The beauty and challenge of complexity
The dream of creating an “organ in a dish” dates back to 1907, when Henry Van Peters Wilson first demonstrated that dissociated sponge cells could reorganize into an entire organism. But over 100 years passed before researchers successfully modeled intestinal tissue using adult stem cells and the field of organoid development was off to the races. For the first time, these tiny 3D structures were able to recreate the functional structures of an organ, essentially becoming mini-guts, mini-brains or mini-livers.
Today, organoid research has become a key method for studying the underlying processes of disease—and potentially intervening. Organoids are used to model diseases like cystic fibrosis, cancer and Alzheimer's, to create customized cell therapies and, of course, to screen for drug toxicity. Unlike other model systems, organoids can mimic the complexity of a full human biological system, captured in the mesmerizing images that convey the wonder of that complexity.

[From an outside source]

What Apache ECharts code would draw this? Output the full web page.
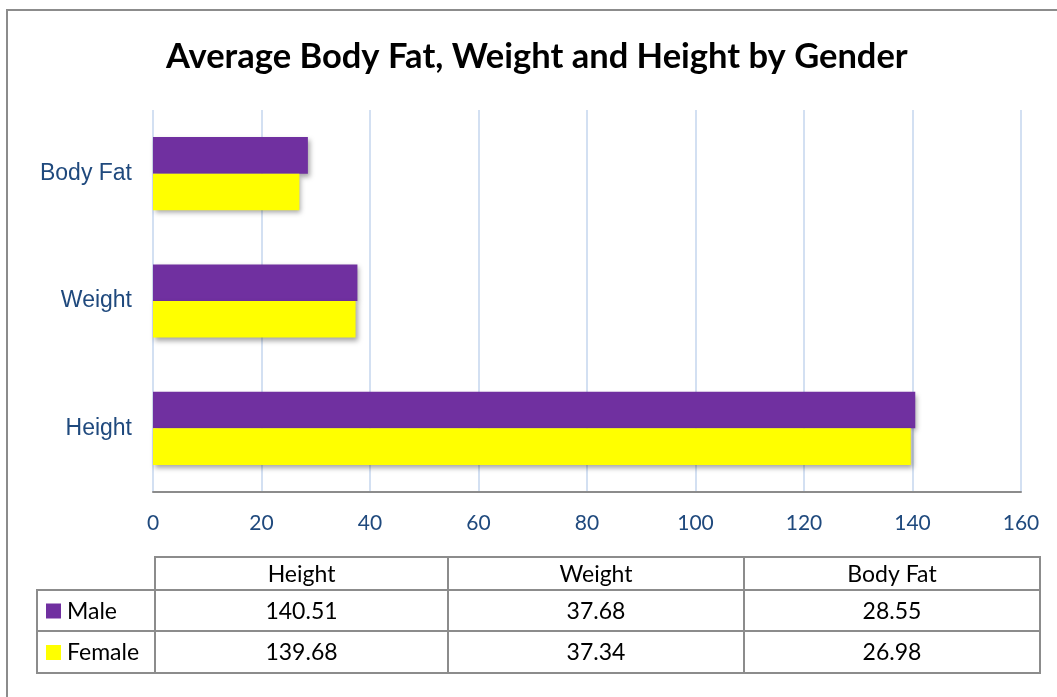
<!DOCTYPE html>
<html>
<head>
<meta charset="utf-8">
<script src="https://cdn.jsdelivr.net/npm/echarts@6/dist/echarts.min.js"></script>
<style>
  html, body { margin: 0; padding: 0; background: #fff; }
  #chart { width: 1057px; height: 697px; }
</style>
</head>
<body>
<div id="chart"></div>
<script>
// data
const categories = ['Height', 'Weight', 'Body Fat']
const seriesNames = ['Male', 'Female']
const male = [140.51, 37.68, 28.55]
const female = [139.68, 37.34, 26.98]
const xTicks = [0, 20, 40, 60, 80, 100, 120, 140, 160]

const colors = ['#7030A0', '#FFFF00']
const textFont = 'Lato, "Open Sans", sans-serif'
const cellFont = '23px ' + textFont

// data table under the chart
function buildTable () {
  const colX = [155, 448, 744, 1040]
  const rowY = [557, 590, 631, 673]
  const legendLeft = 37
  const line = { stroke: '#8c8c8c', lineWidth: 2 }
  const els = []
  const values = [male, female]

  // header cells
  for (let c = 0; c < categories.length; c++) {
    els.push({
      type: 'rect',
      shape: { x: colX[c], y: rowY[0], width: colX[c + 1] - colX[c], height: rowY[1] - rowY[0] },
      style: { fill: 'transparent', ...line }
    })
    els.push({
      type: 'text',
      x: (colX[c] + colX[c + 1]) / 2,
      y: (rowY[0] + rowY[1]) / 2 + 1,
      style: { text: categories[c], font: cellFont, fill: '#000', align: 'center', verticalAlign: 'middle' }
    })
  }

  // series rows
  seriesNames.forEach((name, r) => {
    const y0 = rowY[r + 1]
    const y1 = rowY[r + 2]
    els.push({
      type: 'rect',
      shape: { x: legendLeft, y: y0, width: colX[0] - legendLeft, height: y1 - y0 },
      style: { fill: 'transparent', ...line }
    })
    els.push({
      type: 'rect',
      shape: { x: 46, y: (y0 + y1) / 2 - 7, width: 15, height: 15 },
      style: { fill: colors[r] }
    })
    els.push({
      type: 'text',
      x: 67,
      y: (y0 + y1) / 2 + 1,
      style: { text: name, font: cellFont, fill: '#000', align: 'left', verticalAlign: 'middle' }
    })
    for (let c = 0; c < categories.length; c++) {
      els.push({
        type: 'rect',
        shape: { x: colX[c], y: y0, width: colX[c + 1] - colX[c], height: y1 - y0 },
        style: { fill: 'transparent', ...line }
      })
      els.push({
        type: 'text',
        x: (colX[c] + colX[c + 1]) / 2,
        y: (y0 + y1) / 2 + 1,
        style: { text: values[r][c].toFixed(2), font: cellFont, fill: '#000', align: 'center', verticalAlign: 'middle' }
      })
    }
  })

  // outer chart border
  els.push({
    type: 'rect',
    shape: { x: 7, y: 10, width: 1100, height: 800 },
    style: { fill: 'transparent', stroke: '#8c8c8c', lineWidth: 2 },
    silent: true
  })
  return els
}

const barShadow = {
  shadowBlur: 5,
  shadowOffsetX: 2,
  shadowOffsetY: 3,
  shadowColor: 'rgba(0,0,0,0.35)'
}

const option = {
  animation: false,
  backgroundColor: '#fff',
  title: {
    text: 'Average Body Fat, Weight and Height by Gender',
    left: 161,
    top: 34,
    textStyle: { fontFamily: textFont, fontWeight: 'bold', fontSize: 34.5, color: '#000' }
  },
  grid: { left: 153, right: 36, top: 110, bottom: 205, containLabel: false },
  xAxis: {
    type: 'value',
    min: xTicks[0],
    max: xTicks[xTicks.length - 1],
    interval: xTicks[1] - xTicks[0],
    axisLine: { show: true, lineStyle: { color: '#8c8c8c', width: 2 } },
    axisTick: { show: false },
    axisLabel: { color: '#1F497D', fontSize: 21, fontFamily: textFont, margin: 21 },
    splitLine: { show: true, lineStyle: { color: '#D3E0F2', width: 2 } }
  },
  yAxis: {
    type: 'category',
    data: categories,
    axisLine: { show: false },
    axisTick: { show: false },
    axisLabel: { color: '#1F497D', fontSize: 23, fontFamily: '"Liberation Sans", Arial, sans-serif', margin: 21 },
    splitLine: { show: false }
  },
  series: [
    {
      name: seriesNames[0],
      type: 'bar',
      data: male,
      barGap: '0%',
      barCategoryGap: '42.5%',
      itemStyle: { color: colors[0], ...barShadow }
    },
    {
      name: seriesNames[1],
      type: 'bar',
      data: female,
      barGap: '0%',
      barCategoryGap: '42.5%',
      itemStyle: { color: colors[1], ...barShadow }
    }
  ],
  graphic: buildTable()
}

const chart = echarts.init(document.getElementById('chart'), null, { renderer: 'canvas' })
chart.setOption(option)
</script>
</body>
</html>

Compared with conventional in vivo methods, liver organoids can predict DILI with extraordinary accuracy—in some cases, nearly 89%. But organoids have yet to take off as a widespread preclinical research tool. Creating the culture conditions to guide stem cells through all the correct developmental stages of becoming a usable organoid requires significant expertise that’s often only found in specialized labs. Additionally, most organoid cultures are still grown manually, which demands substantial labor and time. Artificial intelligence is playing a key role in expanding the insights organoids can reveal, but even AI can’t perform without a high volume of quality data to feed the models, meaning data generation and the protocols to guide it remain a bottleneck.